Derzeit liegt die Bauanfrage für das Mehrfamilienhaus bei der Verwaltung. Unklar ist auch, ob die später errichtete Reithalle, die hinter dem jetzigen Stall liegt, noch zum baurechtlichen Innen- oder bereits zum Außenbereich gehört. Die Rechtsprechung sei diesbezüglich nicht eindeutig, erklärte Kirsten Steffens, Fachbereichsleiterin für Stadtplanung. „Wir haben deshalb die Befürchtung, dass hinter dem jetzt geplanten Gebäude noch weitere Wohnbebauung entsteht“, sagt Schoenauer.
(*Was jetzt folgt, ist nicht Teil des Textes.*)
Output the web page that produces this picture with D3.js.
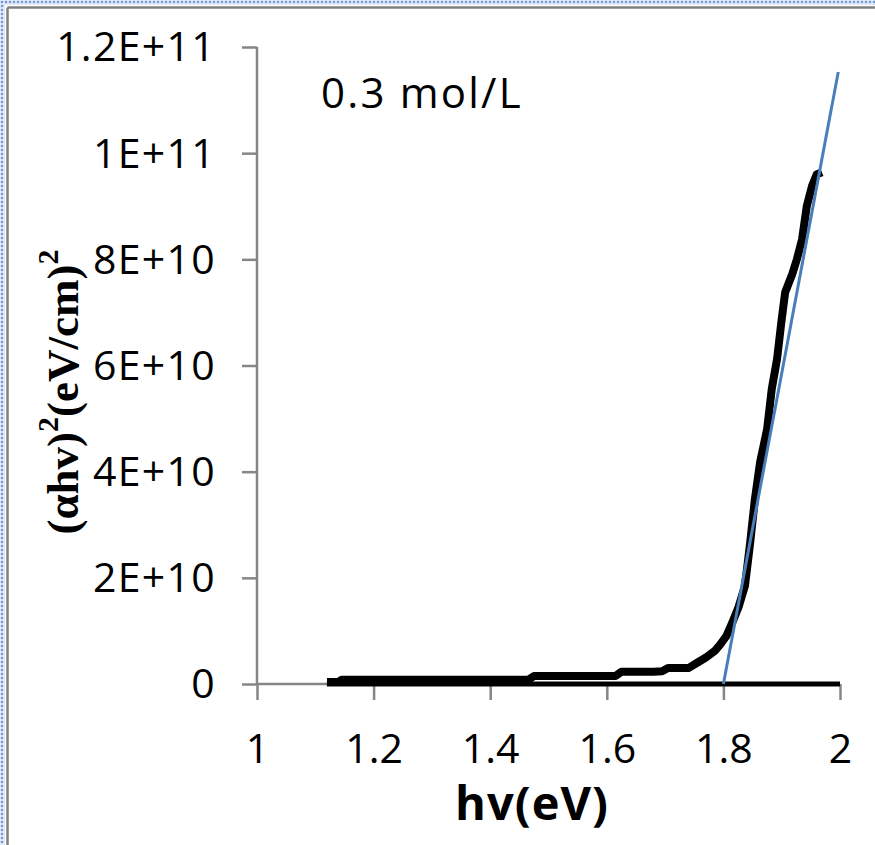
<!DOCTYPE html>
<html><head><meta charset="utf-8">
<script src="https://cdn.jsdelivr.net/npm/d3@7"></script>
<style>
html,body{margin:0;padding:0;background:#fff;}
svg{display:block;}
</style></head>
<body>
<script>
// ---- data ----
const hv = [1.12, 1.14, 1.145, 1.20, 1.30, 1.40, 1.465, 1.475, 1.55, 1.615, 1.625, 1.68, 1.695, 1.705, 1.74, 1.755, 1.77, 1.785, 1.795, 1.805, 1.815, 1.826, 1.837, 1.846, 1.854, 1.863, 1.875, 1.883, 1.892, 1.90, 1.906, 1.918, 1.926, 1.935, 1.943, 1.952, 1.96, 1.969];
const absorb = [0.4e9, 0.4e9, 0.8e9, 0.8e9, 0.8e9, 0.8e9, 0.8e9, 1.5e9, 1.5e9, 1.5e9, 2.3e9, 2.3e9, 2.4e9, 3.0e9, 3.0e9, 4.0e9, 5.0e9, 6.2e9, 7.5e9, 9.0e9, 1.15e10, 1.45e10, 1.85e10, 2.67e10, 3.48e10, 4.18e10, 4.8e10, 5.56e10, 6.12e10, 6.87e10, 7.38e10, 7.72e10, 8.0e10, 8.38e10, 9.0e10, 9.38e10, 9.6e10, 9.64e10];
const baselineHv = [1.12, 2.0];
const baselineVal = [0, 0];
const fitHv = [1.80, 1.997];
const fitVal = [0, 1.153e11];
const xTicks = [1, 1.2, 1.4, 1.6, 1.8, 2];
const xTickLabels = ["1", "1.2", "1.4", "1.6", "1.8", "2"];
const yTicks = [0, 2e10, 4e10, 6e10, 8e10, 1e11, 1.2e11];
const yTickLabels = ["0", "2E+10", "4E+10", "6E+10", "8E+10", "1E+11", "1.2E+11"];
const annotation = "0.3 mol/L";
const xTitle = "hv(eV)";

const W = 875, H = 845;
const svg = d3.select("body").append("svg").attr("width", W).attr("height", H);

// frame: dotted blue border + gray line (top & left)
const defs = svg.append("defs");
const pat = defs.append("pattern").attr("id", "dots").attr("width", 4).attr("height", 4).attr("patternUnits", "userSpaceOnUse");
pat.append("rect").attr("width", 4).attr("height", 4).attr("fill", "#e4ecf7");
pat.append("circle").attr("cx", 2).attr("cy", 2).attr("r", 1.3).attr("fill", "#6f9ad6");
svg.append("rect").attr("x", 0).attr("y", 0).attr("width", W).attr("height", 5).attr("fill", "url(#dots)");
svg.append("rect").attr("x", 0).attr("y", 0).attr("width", 5).attr("height", H).attr("fill", "url(#dots)");
svg.append("line").attr("x1", 7.5).attr("x2", W).attr("y1", 7.5).attr("y2", 7.5).attr("stroke", "#7f7f7f").attr("stroke-width", 2.5);
svg.append("line").attr("x1", 7.5).attr("x2", 7.5).attr("y1", 7.5).attr("y2", H).attr("stroke", "#7f7f7f").attr("stroke-width", 2.5);

const x = d3.scaleLinear().domain([1, 2]).range([257, 840]);
const y = d3.scaleLinear().domain([0, 1.2e11]).range([684, 47]);

const axisColor = "#868686";
const font = "'Open Sans', sans-serif";

// y axis
const ya = svg.append("g").attr("transform", "translate(257,0)")
  .call(d3.axisLeft(y).tickValues(yTicks).tickSize(15).tickFormat((d, i) => yTickLabels[i]));
ya.select(".domain").attr("stroke", axisColor).attr("stroke-width", 2.5).attr("d", `M0,${y(0)}V${y(1.2e11)}`);
ya.selectAll(".tick line").attr("stroke", axisColor).attr("stroke-width", 2.5);
ya.selectAll(".tick text").attr("font-family", font).attr("font-size", 41).attr("letter-spacing", 1.3).attr("fill", "#000")
  .attr("x", -41).attr("dy", "0.34em");

// x axis
const xa = svg.append("g").attr("transform", `translate(0,${y(0)})`)
  .call(d3.axisBottom(x).tickValues(xTicks).tickSize(16).tickFormat((d, i) => xTickLabels[i]));
xa.select(".domain").attr("stroke", axisColor).attr("stroke-width", 2.5).attr("d", `M${x(1)},0H${x(2)}`);
xa.selectAll(".tick line").attr("stroke", axisColor).attr("stroke-width", 2.5);
xa.selectAll(".tick text").attr("font-family", font).attr("font-size", 41).attr("fill", "#000")
  .attr("y", 50).attr("dy", "0.71em");

const line = d3.line().x(d => x(d[0])).y(d => y(d[1]));

// zero baseline series
svg.append("path").datum(d3.zip(baselineHv, baselineVal)).attr("d", line)
  .attr("fill", "none").attr("stroke", "#000").attr("stroke-width", 5);

// data series
svg.append("path").datum(d3.zip(hv, absorb)).attr("d", line)
  .attr("fill", "none").attr("stroke", "#000").attr("stroke-width", 8).attr("stroke-linejoin", "round");

// fit line
svg.append("path").datum(d3.zip(fitHv, fitVal)).attr("d", line)
  .attr("fill", "none").attr("stroke", "#4a7ebb").attr("stroke-width", 3);

// annotation
svg.append("text").attr("x", 321).attr("y", 108).attr("font-family", font).attr("font-size", 42).attr("letter-spacing", 2.2).attr("fill", "#000").text(annotation);

// x title
svg.append("text").attr("x", 532).attr("y", 820).attr("text-anchor", "middle").attr("font-family", font)
  .attr("font-weight", "bold").attr("font-size", 47).attr("letter-spacing", 1).attr("fill", "#000").text(xTitle);

// y title
const yt = svg.append("text").attr("transform", "translate(78,392) rotate(-90)").attr("text-anchor", "middle")
  .attr("font-family", "'Liberation Serif', 'Times New Roman', serif").attr("font-weight", "bold").attr("font-size", 45).attr("fill", "#000");
yt.append("tspan").text("(\u03b1hv)");
yt.append("tspan").attr("font-size", 30).attr("dy", -20).text("2");
yt.append("tspan").attr("dy", 20).text("(eV/cm)");
yt.append("tspan").attr("font-size", 30).attr("dy", -20).text("2");
</script>
</body></html>
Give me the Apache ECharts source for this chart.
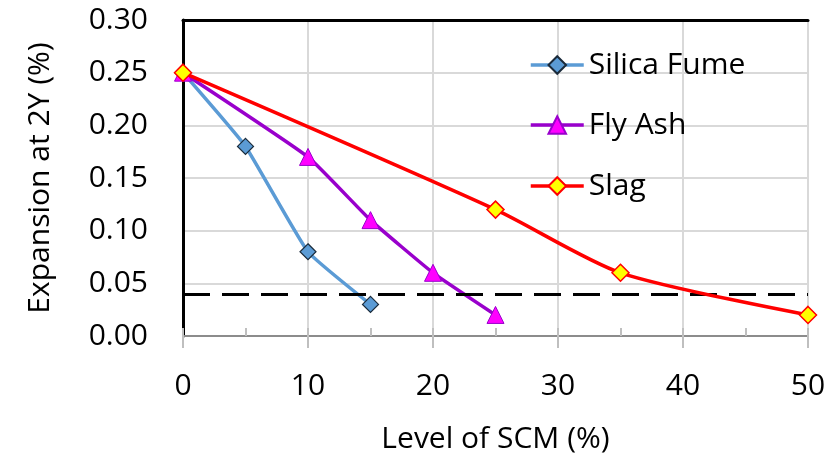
<!DOCTYPE html>
<html>
<head>
<meta charset="utf-8">
<script src="https://cdn.jsdelivr.net/npm/echarts@6/dist/echarts.min.js"></script>
<style>
  html, body { margin: 0; padding: 0; background: #fff; }
  #chart { width: 838px; height: 461px; }
</style>
</head>
<body>
<div id="chart"></div>
<script>
// Expansion at 2 years vs. replacement level of supplementary cementing material
const silicaFumeLevel = [0, 5, 10, 15];
const silicaFumeExp   = [0.25, 0.18, 0.08, 0.03];
const flyAshLevel = [0, 10, 15, 20, 25];
const flyAshExp   = [0.25, 0.17, 0.11, 0.06, 0.02];
const slagLevel = [0, 25, 35, 50];
const slagExp   = [0.25, 0.12, 0.06, 0.02];
const expansionLimit = 0.04;
const seriesNames = ['Silica Fume', 'Fly Ash', 'Slag'];

const FONT = 'Open Sans';
const FS = 30;

function pairs(xs, ys) { return xs.map((x, i) => [x, ys[i]]); }

const chart = echarts.init(document.getElementById('chart'), null, { renderer: 'canvas' });

const legendBase = {
  left: 529,
  orient: 'vertical',
  itemWidth: 53,
  itemHeight: 22,
  itemGap: 6,
  lineStyle: { width: 3.5 },
  textStyle: { fontFamily: FONT, fontSize: FS, color: '#000', padding: [0, 0, 0, 0] },
  padding: 0
};

chart.setOption({
  animation: false,
  backgroundColor: '#fff',
  textStyle: { fontFamily: FONT },
  grid: { left: 183, right: 30, top: 20, bottom: 125, containLabel: false },
  legend: [
    Object.assign({}, legendBase, { top: 50, data: [seriesNames[0]] }),
    Object.assign({}, legendBase, { top: 110, data: [seriesNames[1]] }),
    Object.assign({}, legendBase, { top: 171, data: [seriesNames[2]] })
  ],
  xAxis: [
    {
      type: 'value', position: 'bottom', min: 0, max: 50, interval: 10,
      name: 'Level of SCM (%)', nameLocation: 'middle', nameGap: 88,
      nameTextStyle: { fontFamily: FONT, fontSize: FS, color: '#000' },
      axisLine: { show: true, lineStyle: { color: '#8c8c8c', width: 2 } },
      axisTick: { show: true, inside: false, length: 12, lineStyle: { color: '#bfbfbf', width: 2 } },
      axisLabel: { fontFamily: FONT, fontSize: FS, color: '#000', margin: 35 },
      splitLine: { show: true, lineStyle: { color: '#d9d9d9', width: 2 } }
    },
    {
      // inner minor ticks every 5 units
      type: 'value', position: 'bottom', min: 0, max: 50, interval: 5,
      axisLine: { show: false },
      axisTick: { show: true, inside: true, length: 8, lineStyle: { color: '#bfbfbf', width: 2 } },
      axisLabel: { show: false },
      splitLine: { show: false }
    },
    {
      // top frame edge
      type: 'value', position: 'top', min: 0, max: 50,
      axisLine: { show: true, lineStyle: { color: '#000', width: 3 } },
      axisTick: { show: false }, axisLabel: { show: false }, splitLine: { show: false }
    }
  ],
  yAxis: [
    {
      type: 'value', position: 'left', min: 0, max: 0.30, interval: 0.05,
      name: 'Expansion at 2Y (%)', nameLocation: 'middle', nameGap: 128,
      nameTextStyle: { fontFamily: FONT, fontSize: FS, color: '#000' },
      axisLine: { show: true, lineStyle: { color: '#595959', width: 2 } },
      axisTick: { show: false },
      axisLabel: { fontFamily: FONT, fontSize: FS, color: '#000', margin: 35,
                   formatter: v => v.toFixed(2) },
      splitLine: { show: true, lineStyle: { color: '#d9d9d9', width: 2 } }
    },
    {
      // right frame edge
      type: 'value', position: 'right', min: 0, max: 0.30,
      axisLine: { show: true, lineStyle: { color: '#000', width: 3 } },
      axisTick: { show: false }, axisLabel: { show: false }, splitLine: { show: false }
    }
  ],
  series: [
    {
      name: seriesNames[0], type: 'line', smooth: 0.12,
      data: pairs(silicaFumeLevel, silicaFumeExp),
      symbol: 'diamond', symbolSize: 16,
      lineStyle: { color: '#5b9bd5', width: 3.5 },
      itemStyle: { color: '#5b9bd5', borderColor: '#1a2a3a', borderWidth: 1.2 },
      z: 3
    },
    {
      name: seriesNames[1], type: 'line', smooth: 0.12,
      data: pairs(flyAshLevel, flyAshExp),
      symbol: 'triangle', symbolSize: 17,
      lineStyle: { color: '#9900cc', width: 3.5 },
      itemStyle: { color: '#ff00ff', borderColor: '#9900cc', borderWidth: 1 },
      z: 4
    },
    {
      name: seriesNames[2], type: 'line', smooth: 0.25,
      data: pairs(slagLevel, slagExp),
      symbol: 'diamond', symbolSize: 17,
      lineStyle: { color: '#ff0000', width: 3.5 },
      itemStyle: { color: '#ffff00', borderColor: '#ff0000', borderWidth: 1.5 },
      z: 5,
      markLine: {
        silent: true, symbol: 'none', label: { show: false },
        lineStyle: { color: '#000', width: 3, type: [27, 12] },
        data: [{ yAxis: expansionLimit }]
      }
    }
  ]
});
</script>
</body>
</html>
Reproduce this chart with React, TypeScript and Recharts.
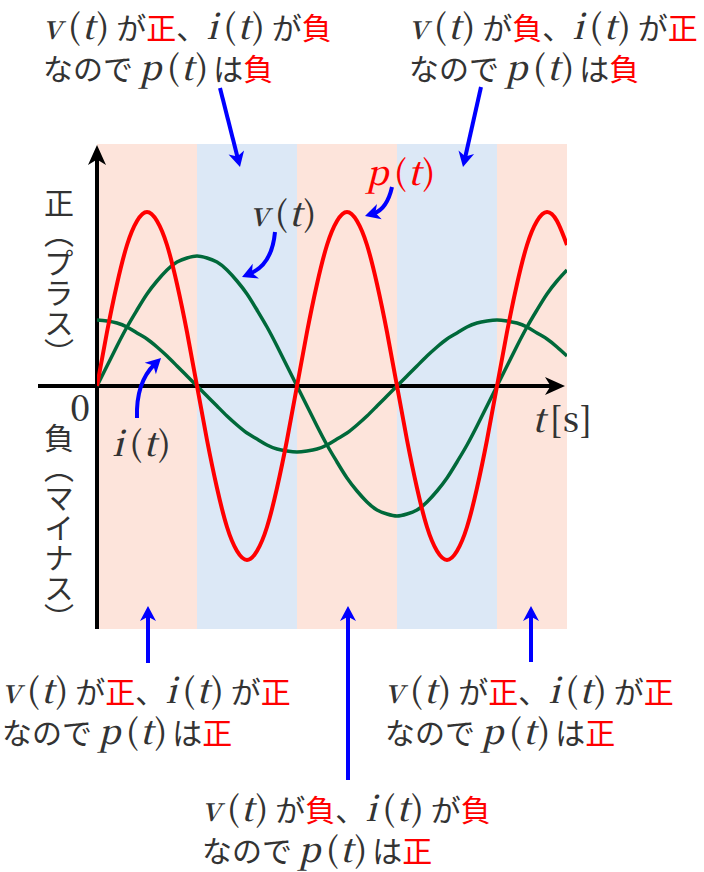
import React from 'react'
import { ComposedChart, Line, XAxis, YAxis, ReferenceArea, ReferenceLine } from 'recharts'

// time axis (1 unit = a quarter period of v)
const times = [
  0, 0.1, 0.2, 0.3, 0.4, 0.5, 0.6, 0.7, 0.8, 0.9, 1.0,
  1.1, 1.2, 1.3, 1.4, 1.5, 1.6, 1.7, 1.8, 1.9, 2.0,
  2.1, 2.2, 2.3, 2.4, 2.5, 2.6, 2.7, 2.8, 2.9, 3.0,
  3.1, 3.2, 3.3, 3.4, 3.5, 3.6, 3.7, 3.8, 3.9, 4.0,
  4.1, 4.2, 4.3, 4.4, 4.5, 4.6, 4.7
]

const voltage = [
  0, 0.2, 0.4, 0.59, 0.76, 0.92, 1.05, 1.16, 1.24, 1.28, 1.3,
  1.28, 1.24, 1.16, 1.05, 0.92, 0.76, 0.59, 0.4, 0.2, 0,
  -0.2, -0.4, -0.59, -0.76, -0.92, -1.05, -1.16, -1.24, -1.28, -1.3,
  -1.28, -1.24, -1.16, -1.05, -0.92, -0.76, -0.59, -0.4, -0.2, 0,
  0.2, 0.4, 0.59, 0.76, 0.92, 1.05, 1.16
]

const current = [
  0.66, 0.65, 0.63, 0.59, 0.53, 0.47, 0.39, 0.3, 0.2, 0.1, 0,
  -0.1, -0.2, -0.3, -0.39, -0.47, -0.53, -0.59, -0.63, -0.65, -0.66,
  -0.65, -0.63, -0.59, -0.53, -0.47, -0.39, -0.3, -0.2, -0.1, 0,
  0.1, 0.2, 0.3, 0.39, 0.47, 0.53, 0.59, 0.63, 0.65, 0.66,
  0.65, 0.63, 0.59, 0.53, 0.47, 0.39, 0.3
]

const power = [
  0, 0.54, 1.02, 1.41, 1.65, 1.74, 1.65, 1.41, 1.02, 0.54, 0,
  -0.54, -1.02, -1.41, -1.65, -1.74, -1.65, -1.41, -1.02, -0.54, 0,
  0.54, 1.02, 1.41, 1.65, 1.74, 1.65, 1.41, 1.02, 0.54, 0,
  -0.54, -1.02, -1.41, -1.65, -1.74, -1.65, -1.41, -1.02, -0.54, 0,
  0.54, 1.02, 1.41, 1.65, 1.74, 1.65, 1.41
]

// sign bands of p(t)
const bandStart = [0, 1, 2, 3, 4]
const bandEnd = [1, 2, 3, 4, 4.7]
const bandSign = ['+', '-', '+', '-', '+']

// notes: top-left, top-right, bottom-left, bottom-center, bottom-right
const noteV = ['正', '負', '正', '負', '正']
const noteI = ['負', '正', '正', '負', '正']
const noteP = ['負', '負', '正', '正', '正']

const data = times.map((t, k) => ({ t, v: voltage[k], i: current[k], p: power[k] }))

const SERIF = '"Noto Serif CJK JP", "DejaVu Serif", serif'
const JP = '"Noto Sans CJK JP", "Noto Sans", sans-serif'
const GRAY = '#333333'
const RED = '#ff0000'
const BLUE = '#0000ff'
const GREEN = '#00693a'

const arrowShape = (color: string, w: number, len: number, wid: number, bend = 0) => (props: any) => {
  const { x1, y1, x2, y2 } = props
  if (x1 == null || x2 == null) return <g />
  const dx = x2 - x1
  const dy = y2 - y1
  const cx = (x1 + x2) / 2 + bend * dy
  const cy = (y1 + y2) / 2 - bend * dx
  let tx = x2 - (bend ? cx : x1)
  let ty = y2 - (bend ? cy : y1)
  const tl = Math.hypot(tx, ty) || 1
  tx /= tl
  ty /= tl
  const nx = -ty
  const ny = tx
  const bx = x2 - tx * len
  const by = y2 - ty * len
  const ex = x2 - tx * len * 0.6
  const ey = y2 - ty * len * 0.6
  const mx = x2 - tx * len * 0.72
  const my = y2 - ty * len * 0.72
  const shaft = bend ? `M${x1},${y1} Q${cx},${cy} ${ex},${ey}` : `M${x1},${y1} L${ex},${ey}`
  const head = `M${x2},${y2} L${bx + (nx * wid) / 2},${by + (ny * wid) / 2} L${mx},${my} L${bx - (nx * wid) / 2},${by - (ny * wid) / 2} Z`
  return (
    <g>
      <path d={shaft} stroke={color} strokeWidth={w} fill="none" />
      <path d={head} fill={color} />
    </g>
  )
}

const Fn = ({ name, color = GRAY }: { name: string; color?: string }) => (
  <span style={{ fontFamily: SERIF, fontSize: 34, fontWeight: 500, color, whiteSpace: 'nowrap' }}>
    <i>{name}</i>
    <span style={{ marginLeft: 6 }}>(</span>
    <i style={{ marginLeft: 1 }}>t</i>
    <span style={{ marginLeft: 2 }}>)</span>
  </span>
)

const Jp = ({ children, color = GRAY, ml = 0 }: { children: React.ReactNode; color?: string; ml?: number }) => (
  <span style={{ fontFamily: JP, fontSize: 30, color, marginLeft: ml }}>{children}</span>
)

const row = { height: 41, lineHeight: '41px', whiteSpace: 'nowrap' as const }

const Note = ({ k, left, top }: { k: number; left: number; top: number }) => (
  <div style={{ position: 'absolute', left, top }}>
    <div style={row}>
      <Fn name="v" />
      <Jp ml={7}>が</Jp>
      <Jp color={RED}>{noteV[k]}</Jp>
      <Jp>、</Jp>
      <Fn name="i" />
      <Jp ml={7}>が</Jp>
      <Jp color={RED}>{noteI[k]}</Jp>
    </div>
    <div style={row}>
      <Jp>なので</Jp>
      <span style={{ marginLeft: 6 }} />
      <Fn name="p" />
      <Jp ml={5}>は</Jp>
      <Jp color={RED}>{noteP[k]}</Jp>
    </div>
  </div>
)

export default function App() {
  return (
    <div style={{ position: 'relative', width: 704, height: 872, background: '#fff' }}>
      <style>{'body{margin:0}'}</style>
      <div style={{ position: 'absolute', left: 0, top: 0 }}>
        <ComposedChart width={704} height={872} data={data} margin={{ top: 144, right: 137, bottom: 243, left: 97 }}>
          <XAxis type="number" dataKey="t" domain={[0, 4.7]} allowDataOverflow hide />
          <YAxis type="number" domain={[-2.43, 2.42]} allowDataOverflow hide />
          {bandStart.map((s, k) => (
            <ReferenceArea
              key={`band-${k}`}
              x1={s}
              x2={bandEnd[k]}
              fill={bandSign[k] === '+' ? '#fde4db' : '#dce8f6'}
              fillOpacity={1}
              stroke="none"
            />
          ))}
          <ReferenceLine
            segment={[{ x: -0.59, y: 0 }, { x: 4.68, y: 0 }]}
            ifOverflow="visible"
            shape={arrowShape('#000', 4, 20, 18)}
          />
          <ReferenceLine
            segment={[{ x: 0, y: -2.43 }, { x: 0, y: 2.41 }]}
            ifOverflow="visible"
            shape={arrowShape('#000', 4, 20, 18)}
          />
          <Line type="natural" dataKey="i" stroke={GREEN} strokeWidth={3.5} dot={false} activeDot={false} isAnimationActive={false} />
          <Line type="natural" dataKey="v" stroke={GREEN} strokeWidth={3.5} dot={false} activeDot={false} isAnimationActive={false} />
          <Line type="natural" dataKey="p" stroke={RED} strokeWidth={4} dot={false} activeDot={false} isAnimationActive={false} />
          {/* annotation arrows */}
          <ReferenceLine segment={[{ x: 1.23, y: 2.98 }, { x: 1.43, y: 2.19 }]} ifOverflow="visible" shape={arrowShape(BLUE, 4, 15, 16)} />
          <ReferenceLine segment={[{ x: 3.84, y: 2.99 }, { x: 3.66, y: 2.19 }]} ifOverflow="visible" shape={arrowShape(BLUE, 4, 15, 16)} />
          <ReferenceLine segment={[{ x: 0.51, y: -2.77 }, { x: 0.51, y: -2.2 }]} ifOverflow="visible" shape={arrowShape(BLUE, 4, 15, 16)} />
          <ReferenceLine segment={[{ x: 2.51, y: -3.94 }, { x: 2.51, y: -2.2 }]} ifOverflow="visible" shape={arrowShape(BLUE, 4, 15, 16)} />
          <ReferenceLine segment={[{ x: 4.34, y: -2.76 }, { x: 4.34, y: -2.2 }]} ifOverflow="visible" shape={arrowShape(BLUE, 4, 15, 16)} />
          <ReferenceLine segment={[{ x: 1.78, y: 1.54 }, { x: 1.45, y: 1.09 }]} ifOverflow="visible" shape={arrowShape(BLUE, 4, 15, 16, 0.3)} />
          <ReferenceLine segment={[{ x: 2.95, y: 1.99 }, { x: 2.68, y: 1.7 }]} ifOverflow="visible" shape={arrowShape(BLUE, 4, 15, 16, 0.29)} />
          <ReferenceLine segment={[{ x: 0.4, y: -0.32 }, { x: 0.64, y: 0.28 }]} ifOverflow="visible" shape={arrowShape(BLUE, 4, 15, 16, 0.22)} />
        </ComposedChart>
      </div>

      <Note k={0} left={43} top={4} />
      <Note k={1} left={409} top={4} />
      <Note k={2} left={2} top={668} />
      <Note k={3} left={202} top={786} />
      <Note k={4} left={385} top={668} />

      {/* curve labels */}
      <div style={{ position: 'absolute', left: 250, top: 192, lineHeight: '40px' }}><Fn name="v" /></div>
      <div style={{ position: 'absolute', left: 366, top: 151, lineHeight: '40px' }}><Fn name="p" color={RED} /></div>
      <div style={{ position: 'absolute', left: 112, top: 422, lineHeight: '40px' }}><Fn name="i" /></div>

      {/* axis labels */}
      <div style={{ position: 'absolute', left: 70, top: 386, lineHeight: '40px', fontFamily: SERIF, fontSize: 36, fontWeight: 500, color: GRAY }}>0</div>
      <div style={{ position: 'absolute', left: 532, top: 398, lineHeight: '40px', fontFamily: SERIF, fontSize: 34, fontWeight: 500, color: GRAY }}>
        <i>t</i><span style={{ marginLeft: 5 }}>[</span><span style={{ marginLeft: 1 }}>s</span><span style={{ marginLeft: 1 }}>]</span>
      </div>
      <div style={{ position: 'absolute', left: 44, top: 188, writingMode: 'vertical-rl', fontFamily: JP, fontSize: 30, color: GRAY, lineHeight: '30px' }}>正（プラス）</div>
      <div style={{ position: 'absolute', left: 44, top: 423, writingMode: 'vertical-rl', fontFamily: JP, fontSize: 30, color: GRAY, lineHeight: '30px' }}>負（マイナス）</div>
    </div>
  )
}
Dezernent Assenmacher sieht den Ball derweil im Feld der Anwohner. „Die Verwaltung ist überzeugt, dass das Vorhaben nach den Vorgaben des Baugesetzbuchs rechtens ist. Im Zweifel müssen die Anwohner klagen.“ Dass die Nachbarn dazu bereit wären, haben sie am Dienstag klargestellt. Der Ausschuss hat die Stadt beauftragt, mit dem Investor zu verhandeln. Er soll sich verpflichten, die Struktur des alten Hofes — sollte es zum Neubau kommen — ortsbildwahrend wiederherzustellen.